- YOUR INSTRUCTIONS: Using the data below, return the stretch from the line that contains "Convert this chart to D3.js code." through the line that contains "const FS = 16.5;", both included, exactly as it stands and nothing beyond it.

- AVAILABLE DATA:
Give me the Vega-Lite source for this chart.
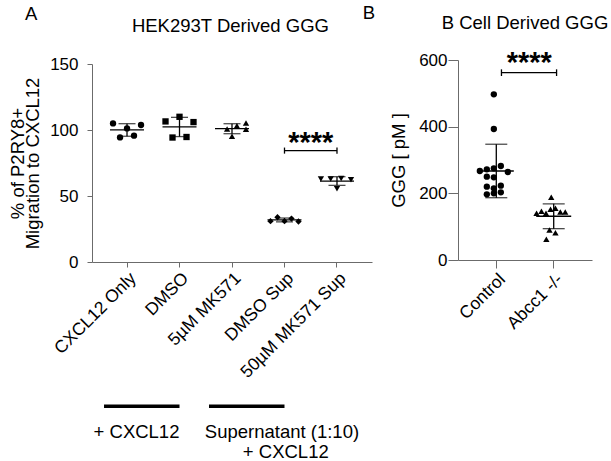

--

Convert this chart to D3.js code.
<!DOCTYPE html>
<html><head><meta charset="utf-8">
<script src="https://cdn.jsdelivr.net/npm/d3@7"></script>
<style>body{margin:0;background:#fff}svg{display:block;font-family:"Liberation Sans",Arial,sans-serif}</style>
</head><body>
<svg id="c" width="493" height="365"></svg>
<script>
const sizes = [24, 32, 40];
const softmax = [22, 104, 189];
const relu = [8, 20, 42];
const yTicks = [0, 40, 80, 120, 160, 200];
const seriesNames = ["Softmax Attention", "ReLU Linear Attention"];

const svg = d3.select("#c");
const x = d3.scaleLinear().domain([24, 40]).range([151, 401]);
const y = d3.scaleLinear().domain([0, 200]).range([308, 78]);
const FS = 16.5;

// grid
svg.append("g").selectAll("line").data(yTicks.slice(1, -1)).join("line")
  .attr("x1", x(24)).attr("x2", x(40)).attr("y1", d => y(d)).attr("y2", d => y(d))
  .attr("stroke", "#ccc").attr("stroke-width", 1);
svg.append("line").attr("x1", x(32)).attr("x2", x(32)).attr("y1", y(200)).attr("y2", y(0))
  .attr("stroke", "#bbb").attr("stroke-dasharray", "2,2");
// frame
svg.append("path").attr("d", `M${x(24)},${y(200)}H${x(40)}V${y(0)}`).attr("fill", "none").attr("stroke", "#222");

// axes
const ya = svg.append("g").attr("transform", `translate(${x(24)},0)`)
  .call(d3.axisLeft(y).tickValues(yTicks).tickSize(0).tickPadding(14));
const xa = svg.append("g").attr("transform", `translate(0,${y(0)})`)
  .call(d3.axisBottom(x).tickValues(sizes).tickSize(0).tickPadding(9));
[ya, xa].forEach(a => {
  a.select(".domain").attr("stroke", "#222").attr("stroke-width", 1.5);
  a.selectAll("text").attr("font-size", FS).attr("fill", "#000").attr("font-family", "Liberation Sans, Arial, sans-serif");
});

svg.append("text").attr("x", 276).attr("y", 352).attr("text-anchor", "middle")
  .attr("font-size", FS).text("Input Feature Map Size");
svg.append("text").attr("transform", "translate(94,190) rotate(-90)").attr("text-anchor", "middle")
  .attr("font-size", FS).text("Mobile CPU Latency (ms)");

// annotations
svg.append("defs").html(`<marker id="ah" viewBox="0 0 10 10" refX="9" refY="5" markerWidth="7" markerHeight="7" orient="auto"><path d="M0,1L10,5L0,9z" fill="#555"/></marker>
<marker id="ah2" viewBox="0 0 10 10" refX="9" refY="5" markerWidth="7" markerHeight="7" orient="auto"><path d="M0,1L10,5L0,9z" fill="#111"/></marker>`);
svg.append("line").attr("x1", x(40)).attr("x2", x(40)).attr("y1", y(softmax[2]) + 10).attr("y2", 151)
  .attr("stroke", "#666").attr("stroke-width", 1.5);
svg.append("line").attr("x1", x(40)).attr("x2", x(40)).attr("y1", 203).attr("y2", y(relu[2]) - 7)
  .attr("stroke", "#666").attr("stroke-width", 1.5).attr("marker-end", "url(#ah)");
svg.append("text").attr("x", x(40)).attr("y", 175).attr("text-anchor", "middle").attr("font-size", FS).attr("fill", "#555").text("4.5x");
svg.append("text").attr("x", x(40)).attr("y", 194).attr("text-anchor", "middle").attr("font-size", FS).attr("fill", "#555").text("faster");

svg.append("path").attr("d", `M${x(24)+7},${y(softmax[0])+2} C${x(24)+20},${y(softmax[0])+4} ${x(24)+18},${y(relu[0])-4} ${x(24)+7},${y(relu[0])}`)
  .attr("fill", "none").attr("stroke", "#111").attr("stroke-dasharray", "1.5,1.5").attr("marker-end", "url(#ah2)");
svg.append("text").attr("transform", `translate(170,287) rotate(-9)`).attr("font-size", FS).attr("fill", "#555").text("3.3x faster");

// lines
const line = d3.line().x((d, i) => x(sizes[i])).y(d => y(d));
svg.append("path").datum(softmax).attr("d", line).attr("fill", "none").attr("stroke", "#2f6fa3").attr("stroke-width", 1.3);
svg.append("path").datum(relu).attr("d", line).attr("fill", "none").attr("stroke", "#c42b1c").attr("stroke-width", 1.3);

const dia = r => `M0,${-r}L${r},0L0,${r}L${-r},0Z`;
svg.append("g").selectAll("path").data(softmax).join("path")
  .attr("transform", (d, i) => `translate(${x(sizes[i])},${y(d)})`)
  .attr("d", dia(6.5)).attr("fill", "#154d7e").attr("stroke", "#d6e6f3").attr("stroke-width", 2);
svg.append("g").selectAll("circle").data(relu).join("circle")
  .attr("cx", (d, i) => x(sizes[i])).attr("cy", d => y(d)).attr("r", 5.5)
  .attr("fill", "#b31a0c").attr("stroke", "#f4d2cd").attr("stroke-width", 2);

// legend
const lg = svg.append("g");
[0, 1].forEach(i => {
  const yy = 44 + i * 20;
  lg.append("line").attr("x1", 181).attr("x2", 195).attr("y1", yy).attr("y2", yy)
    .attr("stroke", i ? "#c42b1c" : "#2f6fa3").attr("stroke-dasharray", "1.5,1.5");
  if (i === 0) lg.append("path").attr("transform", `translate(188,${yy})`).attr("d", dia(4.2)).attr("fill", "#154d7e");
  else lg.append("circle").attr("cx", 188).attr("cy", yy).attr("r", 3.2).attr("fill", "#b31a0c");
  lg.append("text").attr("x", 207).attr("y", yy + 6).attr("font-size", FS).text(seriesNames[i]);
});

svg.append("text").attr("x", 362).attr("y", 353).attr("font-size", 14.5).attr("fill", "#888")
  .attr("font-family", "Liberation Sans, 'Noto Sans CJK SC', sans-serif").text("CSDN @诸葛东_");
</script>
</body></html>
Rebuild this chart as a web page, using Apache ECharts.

- EXERCISE OUTPUT:
Convert this chart to D3.js code.
<!DOCTYPE html>
<html><head><meta charset="utf-8">
<script src="https://cdn.jsdelivr.net/npm/d3@7"></script>
<style>body{margin:0;background:#fff}svg{display:block;font-family:"Liberation Sans",Arial,sans-serif}</style>
</head><body>
<svg id="c" width="493" height="365"></svg>
<script>
const sizes = [24, 32, 40];
const softmax = [22, 104, 189];
const relu = [8, 20, 42];
const yTicks = [0, 40, 80, 120, 160, 200];
const seriesNames = ["Softmax Attention", "ReLU Linear Attention"];

const svg = d3.select("#c");
const x = d3.scaleLinear().domain([24, 40]).range([151, 401]);
const y = d3.scaleLinear().domain([0, 200]).range([308, 78]);
const FS = 16.5;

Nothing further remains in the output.